■ TO DO
Reproduce exactly, with no pictures, each line from the opening of the material down through the line containing "import plotly.graph_objects as go".

· · · ·

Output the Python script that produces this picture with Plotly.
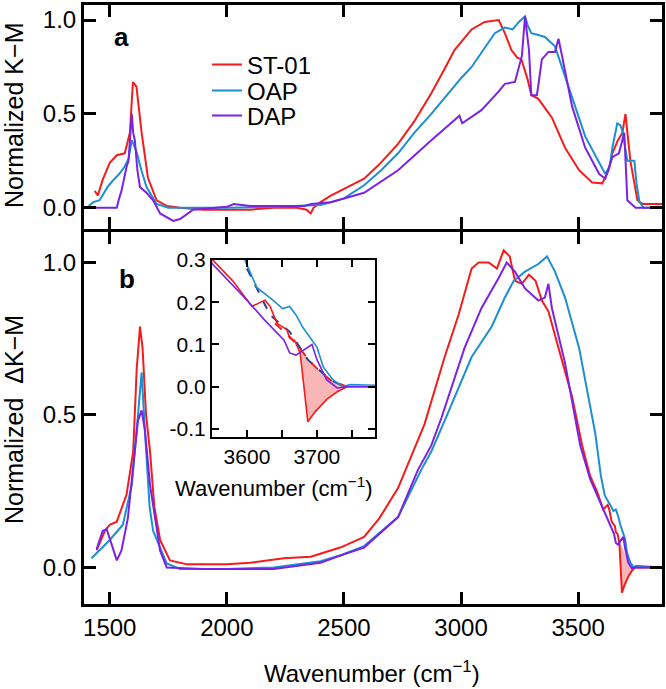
import plotly.graph_objects as go

# ---------------- data: panel a (normalized K-M) ----------------
a_st01_wn = [1436, 1449, 1470, 1500, 1530, 1564, 1586, 1599, 1614, 1636, 1663, 1700, 1743, 1800, 1900, 2000,
             2100, 2200, 2300, 2340, 2358, 2370, 2400, 2444, 2500, 2586, 2650, 2731, 2800, 2873, 2930, 2972,
             3045, 3101, 3161, 3187, 3215, 3240, 3258, 3285, 3300, 3330, 3388, 3444, 3504, 3560, 3603, 3630,
             3646, 3670, 3689, 3702, 3712, 3723, 3753, 3775, 3860]
a_st01 = [0.09, 0.065, 0.15, 0.24, 0.28, 0.29, 0.40, 0.67, 0.645, 0.40, 0.16, 0.04, 0.01, 0.0, -0.01, -0.01,
          -0.01, 0.0, 0.0, -0.01, -0.03, 0.0, 0.03, 0.065, 0.10, 0.155, 0.23, 0.34, 0.46, 0.61, 0.74, 0.84,
          0.95, 0.99, 1.0, 0.93, 0.84, 0.80, 0.79, 0.68, 0.60, 0.58, 0.48, 0.32, 0.20, 0.135, 0.13, 0.20,
          0.29, 0.36, 0.40, 0.50, 0.38, 0.25, 0.04, 0.02, 0.02]

a_oap_wn = [1410, 1430, 1457, 1490, 1513, 1540, 1564, 1580, 1594, 1600, 1614, 1635, 1657, 1700, 1750, 1850,
            2000, 2200, 2400, 2444, 2500, 2586, 2659, 2731, 2801, 2873, 2946, 3000, 3045, 3100, 3144, 3187,
            3220, 3247, 3273, 3285, 3300, 3330, 3358, 3401, 3431, 3474, 3530, 3590, 3616, 3635, 3646, 3667,
            3680, 3689, 3700, 3710, 3725, 3740, 3750, 3762, 3780, 3860]
a_oap = [0.01, 0.03, 0.04, 0.11, 0.145, 0.18, 0.22, 0.26, 0.36, 0.34, 0.30, 0.20, 0.11, 0.02, 0.0, 0.0,
         0.0, 0.005, 0.015, 0.03, 0.05, 0.12, 0.20, 0.29, 0.40, 0.50, 0.61, 0.69, 0.75, 0.85, 0.93, 0.96,
         0.95, 0.99, 1.02, 0.97, 0.93, 0.92, 0.91, 0.86, 0.75, 0.59, 0.38, 0.24, 0.18, 0.22, 0.32, 0.45,
         0.44, 0.41, 0.33, 0.25, 0.25, 0.25, 0.12, 0.03, 0.0, 0.0]

a_dap_wn = [1406, 1450, 1530, 1540, 1550, 1572, 1580, 1594, 1600, 1607, 1618, 1629, 1657, 1685, 1715, 1771,
            1800, 1856, 1950, 2000, 2029, 2100, 2200, 2330, 2360, 2444, 2586, 2731, 2873, 2993, 3005, 3087,
            3161, 3187, 3230, 3260, 3273, 3290, 3300, 3324, 3345, 3373, 3401, 3416, 3431, 3474, 3530, 3590,
            3616, 3646, 3674, 3697, 3710, 3745, 3860]
a_dap = [0.0, 0.0, 0.0, 0.05, 0.09, 0.22, 0.25, 0.50, 0.40, 0.36, 0.20, 0.11, 0.08, 0.04, -0.03, -0.07,
         -0.06, -0.01, 0.0, 0.005, 0.02, 0.01, 0.01, 0.01, 0.02, 0.03, 0.08, 0.20, 0.36, 0.49, 0.45, 0.52,
         0.62, 0.66, 0.67, 0.81, 1.02, 0.84, 0.60, 0.60, 0.79, 0.83, 0.83, 0.90, 0.81, 0.54, 0.32, 0.18,
         0.155, 0.27, 0.29, 0.40, 0.04, 0.0, 0.0]

# ---------------- data: panel b (normalized delta K-M) ----------------
b_st01_wn = [1444, 1479, 1500, 1530, 1572, 1600, 1615, 1629, 1640, 1655, 1672, 1690, 1715, 1757, 1830, 2000,
             2100, 2243, 2358, 2400, 2487, 2586, 2650, 2731, 2796, 2844, 2930, 2990, 3045, 3075, 3118, 3153,
             3182, 3208, 3230, 3260, 3290, 3318, 3345, 3373, 3416, 3474, 3517, 3551, 3580, 3607, 3626, 3633,
             3643, 3657, 3661, 3668, 3676, 3687, 3697, 3714, 3729, 3743, 3860]
b_st01 = [0.056, 0.12, 0.14, 0.15, 0.24, 0.38, 0.65, 0.79, 0.72, 0.50, 0.38, 0.20, 0.09, 0.023, 0.01, 0.01,
          0.015, 0.03, 0.035, 0.045, 0.066, 0.10, 0.16, 0.26, 0.38, 0.47, 0.69, 0.83, 0.98, 1.0, 1.0, 0.98,
          1.04, 1.02, 0.94, 0.93, 0.96, 0.94, 0.875, 0.84, 0.72, 0.56, 0.40, 0.30, 0.25, 0.19, 0.205, 0.19,
          0.15, 0.135, 0.115, 0.11, 0.08, -0.083, -0.06, -0.03, -0.012, 0.0, 0.0]

b_oap_wn = [1422, 1457, 1500, 1556, 1594, 1615, 1636, 1650, 1670, 1685, 1743, 1800, 2000, 2200, 2400, 2444,
            2487, 2586, 2731, 2830, 2873, 2946, 3045, 3131, 3187, 3225, 3273, 3330, 3367, 3401, 3444, 3504,
            3545, 3573, 3597, 3614, 3637, 3651, 3661, 3670, 3680, 3690, 3700, 3709, 3723, 3737, 3747, 3860]
b_oap = [0.03, 0.056, 0.09, 0.14, 0.27, 0.45, 0.64, 0.45, 0.20, 0.12, 0.013, -0.005, -0.005, 0.0, 0.02, 0.03,
         0.04, 0.07, 0.165, 0.32, 0.38, 0.51, 0.69, 0.79, 0.885, 0.94, 0.97, 0.995, 1.02, 0.97, 0.885, 0.72,
         0.56, 0.44, 0.30, 0.235, 0.205, 0.185, 0.19, 0.17, 0.14, 0.118, 0.094, 0.047, 0.016, 0.0, 0.005, 0.0]

b_dap_wn = [1444, 1470, 1487, 1510, 1530, 1550, 1577, 1600, 1620, 1636, 1650, 1672, 1715, 1743, 1900, 2200,
            2400, 2487, 2586, 2731, 2816, 2873, 2916, 3015, 3087, 3161, 3195, 3230, 3273, 3330, 3358, 3373,
            3388, 3444, 3509, 3551, 3600, 3624, 3653, 3661, 3670, 3680, 3693, 3700, 3714, 3729, 3743, 3860]
b_dap = [0.06, 0.12, 0.125, 0.07, 0.023, 0.056, 0.16, 0.33, 0.48, 0.515, 0.45, 0.27, 0.055, 0.0, -0.005, -0.005,
         0.015, 0.04, 0.065, 0.165, 0.32, 0.40, 0.49, 0.72, 0.85, 0.95, 1.0, 0.97, 0.915, 0.875, 0.885, 0.93,
         0.85, 0.67, 0.40, 0.29, 0.205, 0.16, 0.11, 0.08, 0.075, 0.086, 0.10, 0.064, 0.016, -0.003, 0.0, 0.0]

# baselines (dashed, inset) and shaded negative band
base_oap_wn = [3600, 3633, 3661, 3687, 3719, 3740]
base_oap = [0.28, 0.17, 0.13, 0.064, 0.016, 0.0]
base_st01_wn = [3640, 3660, 3676, 3690, 3705, 3720, 3743]
base_st01 = [0.15, 0.12, 0.09, 0.06, 0.035, 0.015, 0.0]
fill_wn = [3676, 3687, 3697, 3714, 3729, 3743]
fill_top = [0.09, 0.064, 0.048, 0.022, 0.007, 0.0]
fill_bottom = [0.08, -0.083, -0.06, -0.03, -0.012, 0.0]

names = ["ST-01", "OAP", "DAP"]
colors = ["#f41c1c", "#1b8fd2", "#7a22e6"]
legend_ids = ["legend", "legend2", "legend3"]

a_x = [a_st01_wn, a_oap_wn, a_dap_wn]
a_y = [a_st01, a_oap, a_dap]
b_x = [b_st01_wn, b_oap_wn, b_dap_wn]
b_y = [b_st01, b_oap, b_dap]

FONT = "Liberation Sans, Arial, sans-serif"
W, H = 666, 689


def px(x):
    return x / W


def py(y):
    return 1 - y / H


fig = go.Figure()

# panel a
for n, c, xs, ys, lg in zip(names, colors, a_x, a_y, legend_ids):
    fig.add_trace(go.Scatter(x=xs, y=ys, mode="lines", name=n, line=dict(color=c, width=2),
                             xaxis="x", yaxis="y", showlegend=True, legend=lg))

# panel b + inset: shaded band
for xa, ya in (("x2", "y2"), ("x3", "y3")):
    fig.add_trace(go.Scatter(x=fill_wn, y=fill_top, mode="lines", line=dict(width=0, color="rgba(0,0,0,0)"),
                             xaxis=xa, yaxis=ya, showlegend=False, hoverinfo="skip"))
    fig.add_trace(go.Scatter(x=fill_wn, y=fill_bottom, mode="lines", line=dict(width=0, color="rgba(0,0,0,0)"),
                             fill="tonexty", fillcolor="rgba(244,110,110,0.5)",
                             xaxis=xa, yaxis=ya, showlegend=False, hoverinfo="skip"))

for n, c, xs, ys in zip(names, colors, b_x, b_y):
    fig.add_trace(go.Scatter(x=xs, y=ys, mode="lines", name=n, line=dict(color=c, width=2),
                             xaxis="x2", yaxis="y2", showlegend=False))

# inset
fig.add_trace(go.Scatter(x=base_oap_wn, y=base_oap, mode="lines", line=dict(color="#2a3d8f", width=2, dash="dash"),
                         xaxis="x3", yaxis="y3", showlegend=False))
fig.add_trace(go.Scatter(x=base_st01_wn, y=base_st01, mode="lines", line=dict(color="#f41c1c", width=2, dash="dash"),
                         xaxis="x3", yaxis="y3", showlegend=False))
for n, c, xs, ys in zip(names, colors, b_x, b_y):
    fig.add_trace(go.Scatter(x=xs, y=ys, mode="lines", name=n, line=dict(color=c, width=1.6),
                             xaxis="x3", yaxis="y3", showlegend=False))

main_x = dict(range=[1390, 3858], tickvals=[1500, 2000, 2500, 3000, 3500], showline=True, linecolor="black",
              linewidth=3, mirror="ticks", ticks="inside", ticklen=12, tickwidth=3, tickcolor="black",
              showgrid=False, zeroline=False, automargin=False,
              tickfont=dict(size=24, color="black", family=FONT))
main_y = dict(showline=True, linecolor="black", linewidth=3, mirror="ticks", ticks="inside", ticklen=12,
              tickwidth=3, tickcolor="black", showgrid=False, zeroline=False, tickvals=[0, 0.5, 1.0],
              ticktext=["0.0", "0.5", "1.0"], automargin=False,
              tickfont=dict(size=24, color="black", family=FONT))
inset_common = dict(showline=True, linecolor="black", linewidth=2, mirror="ticks", ticks="inside", ticklen=7,
                    tickwidth=2, tickcolor="black", showgrid=False, zeroline=False, automargin=False,
                    tickfont=dict(size=21, color="black", family=FONT))

leg_common = dict(xanchor="left", yanchor="middle", bgcolor="rgba(0,0,0,0)",
                  font=dict(size=24, color="black", family=FONT), borderwidth=0)

fig.update_layout(
    template="none",
    width=W, height=H,
    margin=dict(l=0, r=0, t=0, b=0, pad=0, autoexpand=False),
    paper_bgcolor="white", plot_bgcolor="white",
    font=dict(family=FONT, color="black"),
    xaxis=dict(main_x, domain=[px(84), px(662)], anchor="y", showticklabels=False),
    yaxis=dict(main_y, domain=[py(229), py(5)], anchor="x", range=[-0.113, 1.08]),
    xaxis2=dict(main_x, domain=[px(84), px(662)], anchor="y2"),
    yaxis2=dict(main_y, domain=[py(604), py(232)], anchor="x2", range=[-0.12, 1.1]),
    xaxis3=dict(inset_common, domain=[px(212), px(375)], anchor="y3", range=[3550, 3783],
                tickvals=[3600, 3700], ticktext=["3600", "3700"],
                minor=dict(tickmode="array", tickvals=[3650, 3750], ticks="inside", ticklen=7,
                           tickwidth=2, tickcolor="black", showgrid=False)),
    yaxis3=dict(inset_common, domain=[py(437), py(260)], anchor="x3", range=[-0.119, 0.3],
                tickvals=[-0.1, 0.0, 0.1, 0.2, 0.3], ticktext=["-0.1", "0.0", "0.1", "0.2", "0.3"]),
    legend=dict(leg_common, x=px(207), y=py(65)),
    legend2=dict(leg_common, x=px(207), y=py(91)),
    legend3=dict(leg_common, x=px(207), y=py(116)),
    showlegend=True,
)

ann_common = dict(xref="paper", yref="paper", showarrow=False, xanchor="center", yanchor="middle")
fig.add_annotation(ann_common, text="Normalized K\u2212M", x=px(14), y=py(116), textangle=-90,
                   font=dict(size=25, color="black", family=FONT))
fig.add_annotation(ann_common, text="Normalized  \u0394K\u2212M", x=px(14), y=py(420), textangle=-90,
                   font=dict(size=25, color="black", family=FONT))
fig.add_annotation(ann_common, text="Wavenumber (cm<sup>\u22121</sup>)", x=px(372), y=py(672),
                   font=dict(size=24, color="black", family=FONT))
fig.add_annotation(ann_common, text="Wavenumber (cm<sup>\u22121</sup>)", x=px(274), y=py(487),
                   font=dict(size=22, color="black", family=FONT))
fig.add_annotation(ann_common, text="<b>a</b>", x=px(121), y=py(37),
                   font=dict(size=26, color="black", family=FONT))
fig.add_annotation(ann_common, text="<b>b</b>", x=px(127), y=py(279),
                   font=dict(size=26, color="black", family=FONT))

fig.write_html("out.html", config={"displayModeBar": False},
               post_script="document.body.style.margin='0';document.body.style.overflow='hidden';")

· · · ·

■ COMPLETE ANSWER
Output the Python script that produces this picture with Plotly.
import plotly.graph_objects as go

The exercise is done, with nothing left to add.